Recorded information

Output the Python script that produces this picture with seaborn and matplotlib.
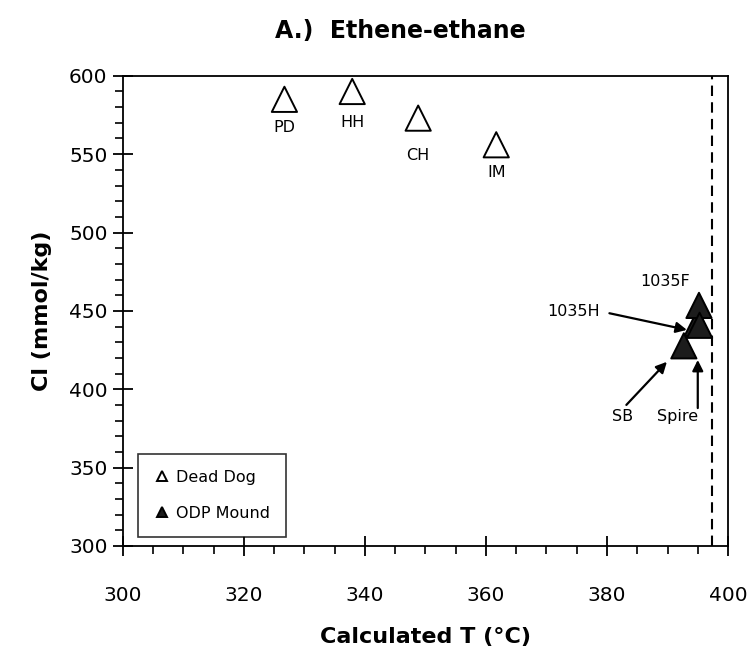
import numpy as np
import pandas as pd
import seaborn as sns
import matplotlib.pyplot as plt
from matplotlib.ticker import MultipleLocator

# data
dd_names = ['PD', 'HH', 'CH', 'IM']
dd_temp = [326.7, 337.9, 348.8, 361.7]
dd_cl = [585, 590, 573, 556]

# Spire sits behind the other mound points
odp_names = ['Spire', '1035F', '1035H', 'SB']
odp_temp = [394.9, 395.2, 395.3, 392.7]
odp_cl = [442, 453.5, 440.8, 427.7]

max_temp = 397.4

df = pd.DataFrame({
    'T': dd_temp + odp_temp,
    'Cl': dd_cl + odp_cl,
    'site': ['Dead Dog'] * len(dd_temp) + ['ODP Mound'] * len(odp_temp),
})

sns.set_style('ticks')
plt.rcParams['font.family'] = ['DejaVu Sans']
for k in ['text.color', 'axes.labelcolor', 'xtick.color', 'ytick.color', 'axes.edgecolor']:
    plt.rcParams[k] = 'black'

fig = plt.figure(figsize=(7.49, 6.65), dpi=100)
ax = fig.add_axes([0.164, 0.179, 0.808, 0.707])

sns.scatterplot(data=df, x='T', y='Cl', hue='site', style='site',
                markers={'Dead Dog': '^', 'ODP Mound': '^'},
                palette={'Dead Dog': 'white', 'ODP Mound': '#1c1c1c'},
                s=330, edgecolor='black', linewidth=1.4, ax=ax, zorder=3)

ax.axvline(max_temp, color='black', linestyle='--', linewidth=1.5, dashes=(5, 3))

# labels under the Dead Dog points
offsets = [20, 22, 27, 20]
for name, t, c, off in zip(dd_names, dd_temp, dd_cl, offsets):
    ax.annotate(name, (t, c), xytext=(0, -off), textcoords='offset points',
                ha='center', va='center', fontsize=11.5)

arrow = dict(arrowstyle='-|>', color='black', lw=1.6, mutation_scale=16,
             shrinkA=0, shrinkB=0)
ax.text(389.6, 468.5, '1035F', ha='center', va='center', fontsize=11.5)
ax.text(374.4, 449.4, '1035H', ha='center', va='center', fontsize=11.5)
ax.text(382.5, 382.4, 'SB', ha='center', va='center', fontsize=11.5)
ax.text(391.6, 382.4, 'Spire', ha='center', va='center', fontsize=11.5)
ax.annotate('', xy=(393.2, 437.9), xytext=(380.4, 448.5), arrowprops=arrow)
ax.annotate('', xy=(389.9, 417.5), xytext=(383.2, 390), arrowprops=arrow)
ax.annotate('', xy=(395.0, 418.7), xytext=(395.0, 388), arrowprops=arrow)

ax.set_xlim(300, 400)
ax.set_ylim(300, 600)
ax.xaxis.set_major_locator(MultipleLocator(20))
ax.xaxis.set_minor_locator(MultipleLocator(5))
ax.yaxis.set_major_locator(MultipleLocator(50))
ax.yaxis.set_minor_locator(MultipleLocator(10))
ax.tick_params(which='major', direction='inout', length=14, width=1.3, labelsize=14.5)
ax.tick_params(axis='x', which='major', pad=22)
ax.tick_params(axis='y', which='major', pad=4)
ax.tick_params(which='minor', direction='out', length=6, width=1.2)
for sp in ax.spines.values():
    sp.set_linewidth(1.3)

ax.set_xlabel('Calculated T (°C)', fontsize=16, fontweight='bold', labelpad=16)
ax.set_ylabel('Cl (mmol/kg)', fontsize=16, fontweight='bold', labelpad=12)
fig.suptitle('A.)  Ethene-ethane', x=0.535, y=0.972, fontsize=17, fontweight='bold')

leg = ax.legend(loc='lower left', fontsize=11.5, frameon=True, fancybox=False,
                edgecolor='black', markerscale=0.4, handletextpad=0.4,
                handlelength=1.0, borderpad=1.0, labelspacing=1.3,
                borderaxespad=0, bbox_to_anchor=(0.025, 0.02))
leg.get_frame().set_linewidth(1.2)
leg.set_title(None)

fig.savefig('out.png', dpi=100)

Task details
Please reproduce the listing exactly from its opening line through the line that contains "linewidth=1.5, dashes=(5, 3))", both included, with all pictures omitted.

Answer to the exercise
Output the Python script that produces this picture with seaborn and matplotlib.
import numpy as np
import pandas as pd
import seaborn as sns
import matplotlib.pyplot as plt
from matplotlib.ticker import MultipleLocator

# data
dd_names = ['PD', 'HH', 'CH', 'IM']
dd_temp = [326.7, 337.9, 348.8, 361.7]
dd_cl = [585, 590, 573, 556]

# Spire sits behind the other mound points
odp_names = ['Spire', '1035F', '1035H', 'SB']
odp_temp = [394.9, 395.2, 395.3, 392.7]
odp_cl = [442, 453.5, 440.8, 427.7]

max_temp = 397.4

df = pd.DataFrame({
    'T': dd_temp + odp_temp,
    'Cl': dd_cl + odp_cl,
    'site': ['Dead Dog'] * len(dd_temp) + ['ODP Mound'] * len(odp_temp),
})

sns.set_style('ticks')
plt.rcParams['font.family'] = ['DejaVu Sans']
for k in ['text.color', 'axes.labelcolor', 'xtick.color', 'ytick.color', 'axes.edgecolor']:
    plt.rcParams[k] = 'black'

fig = plt.figure(figsize=(7.49, 6.65), dpi=100)
ax = fig.add_axes([0.164, 0.179, 0.808, 0.707])

sns.scatterplot(data=df, x='T', y='Cl', hue='site', style='site',
                markers={'Dead Dog': '^', 'ODP Mound': '^'},
                palette={'Dead Dog': 'white', 'ODP Mound': '#1c1c1c'},
                s=330, edgecolor='black', linewidth=1.4, ax=ax, zorder=3)

ax.axvline(max_temp, color='black', linestyle='--', linewidth=1.5, dashes=(5, 3))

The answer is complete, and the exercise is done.